For some, this meant an attachment to pornography. For others, it meant the mediocrity of adolescent habits such as playing video games. To bring the seminarians to a greater freedom, he applied the traditional Catholic spiritual practices of prayer, asceticism and mutual support to the cognitive science that it takes 90 days to rewire the brain. He added the name Exodus to evoke the image of the Israelites’ journey from slavery to the freedom of the Promised Land.

In 2015, Baxter, a blogger for thosecatholicmen.com, launched Exodus 90 into the international spotlight with its own website. The website lays out the program and, for those who register and pay a fee, provides daily emails, guides and meditation books. Approximately 5,000 men have registered as participants since 2015, and Baxter estimates that for every man who registers, there are two to three others who are also participating.

Like the first seminarians, men participate in the program for many reasons. About half report that it is specifically in order to overcome pornography habits.

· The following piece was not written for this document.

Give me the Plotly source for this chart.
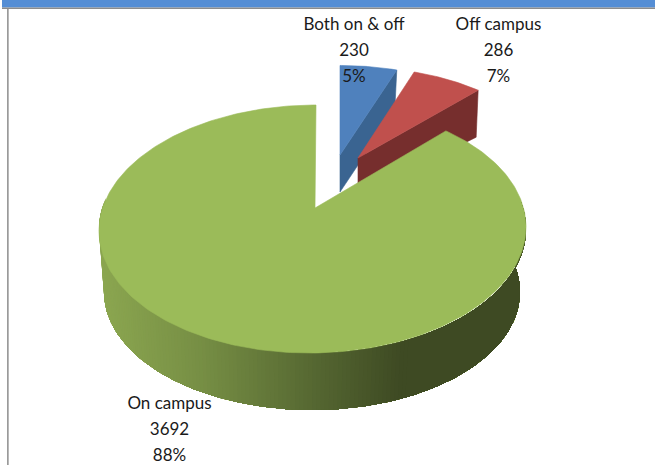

At Epiphany, Father Kowalczyk also made Exodus 90 about more than pornography, inviting men to participate for any reason. He has been impressed with their consistency in meeting every Saturday morning for the last three months. At the meetings, Father Kowalczyk would offer a “fervorino,” or pep talk, and then the men would divide into small groups. Father Kowalczyk participated in his own Exodus 90 fraternity of priests simultaneously with his parishioners.
Exodus 90 groups also exist at St. John Vianney College Seminary, which is addressing the dangers of pornography use among its students.

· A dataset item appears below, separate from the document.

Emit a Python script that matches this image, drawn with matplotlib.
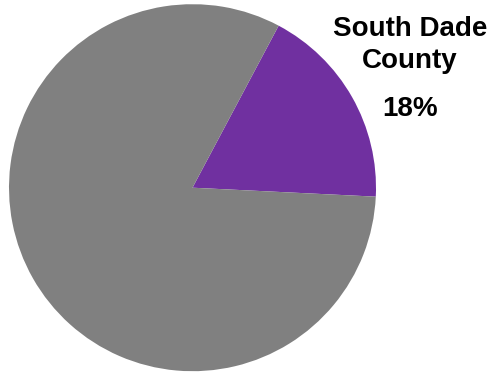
import matplotlib.pyplot as plt

# share of the total
labels = ["South Dade County", "Rest"]
shares = [18, 82]
colors = ["#7030A0", "#808080"]

W, H = 490, 373
fig = plt.figure(figsize=(W / 100, H / 100), dpi=100)
ax = fig.add_axes([0, 0, 1, 1])

ax.pie(shares, colors=colors, startangle=-2.8, counterclock=True,
       center=(192.5, H - 187.7), radius=183.5,
       wedgeprops=dict(linewidth=0))
ax.set_xlim(0, W)
ax.set_ylim(0, H)
ax.set_aspect("equal")
ax.axis("off")

font = dict(family="Liberation Sans", fontweight="bold", fontsize=20,
            ha="center", va="baseline", color="black")
ax.text(410, H - 36, "South Dade", **font)
ax.text(410, H - 68, "County", **font)
ax.text(410, H - 116, f"{shares[0]}%", **font)

fig.savefig("out.png", dpi=100)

“We know it’s something we have to face,” said Father Michael Becker, SJV rector.

The seminary has rules and boundaries in place to help train seminarians in virtue and create an environment where they can be open about their struggles and receive help. All seminarians are required to install Covenant Eyes, an accountability software, on their personal computers. This program records internet use and sends a weekly report to a chosen accountability partner. For seminarians, that person is one of the seminary’s formators. Non-academic computer use is also limited to one hour a day. From their second year on, seminarians can also participate in a confidential chastity group led by a licensed counselor. Individual counseling is also available.

“I just praise the seminarians,” Father Becker said, “because they believe that Jesus is helping them, and they believe in chastity, and they are being freed one by one.”

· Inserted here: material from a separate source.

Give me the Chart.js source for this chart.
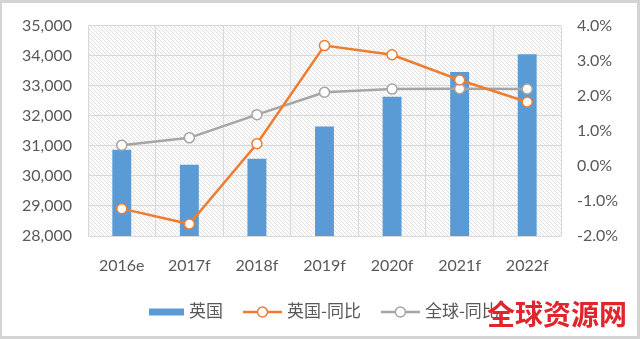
<!DOCTYPE html>
<html>
<head>
<meta charset="utf-8">
<script src="https://cdn.jsdelivr.net/npm/chart.js@4.4.0/dist/chart.umd.min.js"></script>
<style>
  html, body { margin: 0; padding: 0; background: #fff; }
  canvas { display: block; }
</style>
</head>
<body>
<canvas id="myChart" width="640" height="339"></canvas>
<script>
const anios = ["2016e", "2017f", "2018f", "2019f", "2020f", "2021f", "2022f"];
const ventasUK = [30870, 30370, 30570, 31640, 32630, 33460, 34050];
const crecimientoUK = [-1.22, -1.66, 0.63, 3.43, 3.17, 2.45, 1.82];
const crecimientoGlobal = [0.59, 0.80, 1.46, 2.10, 2.19, 2.20, 2.19];
const ticksIzq = [28000, 29000, 30000, 31000, 32000, 33000, 34000, 35000];
const ticksDer = [-2, -1, 0, 1, 2, 3, 4];

const gris = "#595959";
const azul = "#5B9BD5";
const naranja = "#ED7D31";
const grisLinea = "#A5A5A5";

const ctx = document.getElementById("myChart");

// trama diagonal del fondo del area de trazado
const trama = (() => {
  const c = document.createElement("canvas");
  c.width = 4;
  c.height = 4;
  const g = c.getContext("2d");
  g.fillStyle = "#fbfbfb";
  g.fillRect(0, 0, 4, 4);
  g.strokeStyle = "#e2e2e2";
  g.lineWidth = 1;
  g.beginPath();
  g.moveTo(-1, -1);
  g.lineTo(5, 5);
  g.stroke();
  return c;
})();

const fondo = {
  id: "fondo",
  beforeDraw(chart) {
    const c = chart.ctx;
    const a = chart.chartArea;
    c.save();
    c.fillStyle = "#d4d4d4";
    c.fillRect(0, 0, chart.width, chart.height);
    c.fillStyle = "#ffffff";
    c.fillRect(2, 3, chart.width - 5, chart.height - 6);
    c.fillStyle = c.createPattern(trama, "repeat");
    c.fillRect(a.left, a.top, a.right - a.left, a.bottom - a.top);
    c.restore();
  },
};

const leyenda = {
  id: "leyenda",
  afterDraw(chart) {
    const c = chart.ctx;
    const y = 312;
    let x = 149;
    c.save();
    c.font = '17px "Noto Sans CJK SC"';
    c.textBaseline = "middle";
    chart.data.datasets.forEach((ds) => {
      if (ds.type === "bar") {
        c.fillStyle = ds.backgroundColor;
        c.fillRect(x, y - 3.5, 35, 7);
        x += 35;
      } else {
        c.strokeStyle = ds.borderColor;
        c.lineWidth = 2.5;
        c.beginPath();
        c.moveTo(x, y);
        c.lineTo(x + 39, y);
        c.stroke();
        c.beginPath();
        c.arc(x + 19.5, y, 5, 0, Math.PI * 2);
        c.fillStyle = "#fff";
        c.fill();
        c.lineWidth = 1.5;
        c.stroke();
        x += 39;
      }
      x += 5;
      c.fillStyle = gris;
      c.fillText(ds.label, x, y - 1);
      x += c.measureText(ds.label).width + 20;
    });
    // marca de agua
    c.font = 'bold 28px "Noto Sans CJK SC"';
    c.fillStyle = "#e1252d";
    c.fillText("全球资源网", 487, 314);
    c.restore();
  },
};

new Chart(ctx, {
  data: {
    labels: anios,
    datasets: [
      {
        type: "bar",
        label: "英国",
        data: ventasUK,
        backgroundColor: azul,
        yAxisID: "y",
        categoryPercentage: 1,
        barPercentage: 0.28,
        order: 3,
      },
      {
        type: "line",
        label: "英国-同比",
        data: crecimientoUK,
        borderColor: naranja,
        borderWidth: 2.5,
        pointRadius: 5,
        pointBorderWidth: 1.5,
        pointBackgroundColor: "#fff",
        pointBorderColor: naranja,
        yAxisID: "y1",
        order: 1,
      },
      {
        type: "line",
        label: "全球-同比",
        data: crecimientoGlobal,
        borderColor: grisLinea,
        borderWidth: 2.5,
        pointRadius: 5,
        pointBorderWidth: 1.5,
        pointBackgroundColor: "#fff",
        pointBorderColor: grisLinea,
        yAxisID: "y1",
        order: 2,
      },
    ],
  },
  options: {
    responsive: false,
    animation: false,
    devicePixelRatio: 1,
    layout: { padding: { top: 21, left: 0, right: 0, bottom: 0 } },
    plugins: {
      legend: { display: false },
      tooltip: { enabled: false },
    },
    scales: {
      x: {
        offset: true,
        grid: { color: "#d9d9d9", offset: true, drawTicks: false },
        border: { display: false },
        ticks: {
          color: gris,
          font: { family: "Lato", size: 16 },
          padding: 20,
        },
        afterFit: (s) => { s.height = 103; },
      },
      y: {
        position: "left",
        min: ticksIzq[0],
        max: ticksIzq[ticksIzq.length - 1],
        grid: { color: "#d9d9d9", drawTicks: false },
        border: { display: false },
        ticks: {
          stepSize: ticksIzq[1] - ticksIzq[0],
          color: gris,
          font: { family: "Lato", size: 16 },
          padding: 16,
          callback: (v) => v.toLocaleString("en-US"),
        },
        afterFit: (s) => { s.width = 88; },
      },
      y1: {
        position: "right",
        min: ticksDer[0],
        max: ticksDer[ticksDer.length - 1],
        grid: { display: false, drawTicks: false },
        border: { display: false },
        ticks: {
          stepSize: ticksDer[1] - ticksDer[0],
          color: gris,
          font: { family: "Lato", size: 16 },
          padding: 16,
          callback: (v) => v.toFixed(1) + "%",
        },
        afterFit: (s) => { s.width = 79; },
      },
    },
  },
  plugins: [fondo, leyenda],
});
</script>
</body>
</html>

Father Becker also admires parents who enforce boundaries around media and track their children’s computer use, he said.

Preparing parents

Father Kowalczyk knows of other parishes and priests taking the initiative to address pornography. He hopes the momentum will snowball into a movement that can overcome one of the most pervasive moral problems of today.

He has made helping parents and children openly communicate about the issue his next pastoral priority. Generally, statistics show that children are exposed to pornography on the internet by the time they are 11 years old.

“Parents should clue into the fact that if you think your kid hasn’t looked at pornography, they are surely looking at pornography,” he said.

In his talk to parents at the parish, Voelker encouraged parents to be firm and proactive in monitoring their children’s electronic and media devices, despite their protests or claims that parents are violating their privacy. He also told parents to be prepared for the day when their child might tell them he or she is using pornography and needs help.

“Our children need to know that we’re a safe place to come to, and we’re not going to berate them and say, ‘You should know better. Why didn’t you come to me sooner?’” he said.

Voelker said ending isolation and creating connection is the best way to overcome pornography habits or addiction.

“The opposite of addiction is not sobriety, but connection,” he said.